Frequently Asked Questions About Rake Trim
Do I need to install an underlayment before the trim?
Yes, absolutely. Your underlayment should extend all the way to the edge of the roof deck. The rake trim is then installed over the underlayment, effectively “sandwiching” it to prevent water from wicking into the wood.
Can I use standard flashing instead of specific rake trim?
While you might be tempted to use generic L-flashing, it rarely provides the same level of protection as profile-specific trim. Purpose-built trim is designed to fit the ribs of your panels, which provides a much tighter wind seal.
What is the most common mistake when installing trim?
The most common error is failing to overlap the pieces correctly. Always install from the bottom up so that the top piece overlaps the bottom piece by at least two inches. If you install top-down, water will run directly into the seam.
How often should I place my fasteners?
Generally, you should place your fasteners every 12 to 18 inches along the rake. In high-wind areas, you may want to space them slightly closer to ensure the trim stays pinned down during heavy gusts.

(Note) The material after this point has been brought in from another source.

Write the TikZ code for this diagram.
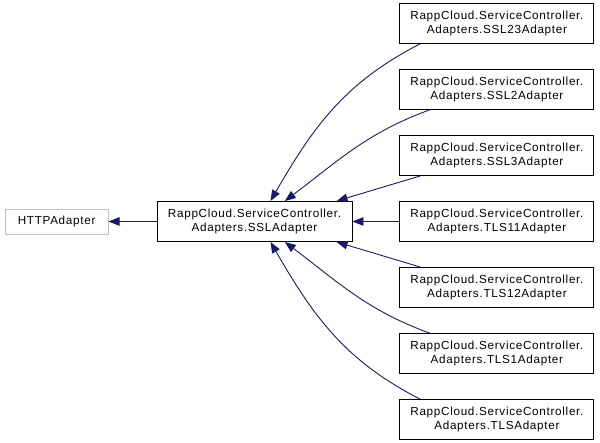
\documentclass[tikz,border=0pt]{standalone}
\usepackage{fontspec}
\newfontfamily\dotfont[LetterSpace=6.0]{Liberation Sans}
\usetikzlibrary{arrows.meta,positioning}
\definecolor{edgeblue}{HTML}{191970}
\definecolor{basegray}{HTML}{BFBFBF}

\begin{document}
\begin{tikzpicture}[x=1pt,y=-1pt,>={Triangle[length=11pt,width=8.5pt]}]
  \tikzstyle{box}=[draw,line width=0.9pt,align=center,inner sep=2pt,font=\dotfont\fontsize{11.7}{14}\selectfont,minimum width=194pt,minimum height=40pt]
  \tikzstyle{edge}=[draw=edgeblue,fill=none,line width=0.9pt,<-,>={Triangle[length=11pt,width=8.5pt,fill=edgeblue]}]
  \useasboundingbox (0,0) rectangle (600,443);
  \node[box,minimum width=195pt] (ssl) at (254.5,221.5) {RappCloud.ServiceController.\\Adapters.SSLAdapter};
  \node[box,draw=basegray,minimum width=103pt,minimum height=25pt,left=48pt of ssl] (http) {HTTPAdapter};
  \node[box,right=47pt of ssl] (tls11) {RappCloud.ServiceController.\\Adapters.TLS11Adapter};
  \node[box,above=25.2pt of tls11] (ssl3) {RappCloud.ServiceController.\\Adapters.SSL3Adapter};
  \node[box,above=25.2pt of ssl3] (ssl2) {RappCloud.ServiceController.\\Adapters.SSL2Adapter};
  \node[box,above=25.2pt of ssl2] (ssl23) {RappCloud.ServiceController.\\Adapters.SSL23Adapter};
  \node[box,below=25.2pt of tls11] (tls12) {RappCloud.ServiceController.\\Adapters.TLS12Adapter};
  \node[box,below=25.2pt of tls12] (tls1) {RappCloud.ServiceController.\\Adapters.TLS1Adapter};
  \node[box,below=25.2pt of tls1] (tls) {RappCloud.ServiceController.\\Adapters.TLSAdapter};
  % inheritance edges
  \draw[edge] (http.east) -- (ssl.west);
  \draw[edge] (ssl.52) to[out=60,in=207] (ssl23.195);
  \draw[edge] (ssl.34) to[out=37,in=200] (ssl2.197);
  \draw[edge] (ssl.14) -- (ssl3.195);
  \draw[edge] (ssl.east) -- (tls11.west);
  \draw[edge] (ssl.-14) -- (tls12.165);
  \draw[edge] (ssl.-34) to[out=-37,in=160] (tls1.163);
  \draw[edge] (ssl.-52) to[out=-60,in=153] (tls.165);
\end{tikzpicture}
\end{document}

Final Thoughts on Your Metal Roofing Project
Installing your own trim is a rewarding way to finish a metal roofing project. It requires patience and a steady hand, but the protection it provides is well worth the effort.
Remember to prioritize your safety above all else. If the wind picks up or the roof feels too slick, don’t hesitate to pack it in for the day and finish when conditions improve.
You have the tools and the knowledge to get the job done right. Take your time, measure twice, and enjoy the satisfaction of a job well done. Your roof will thank you for years to come.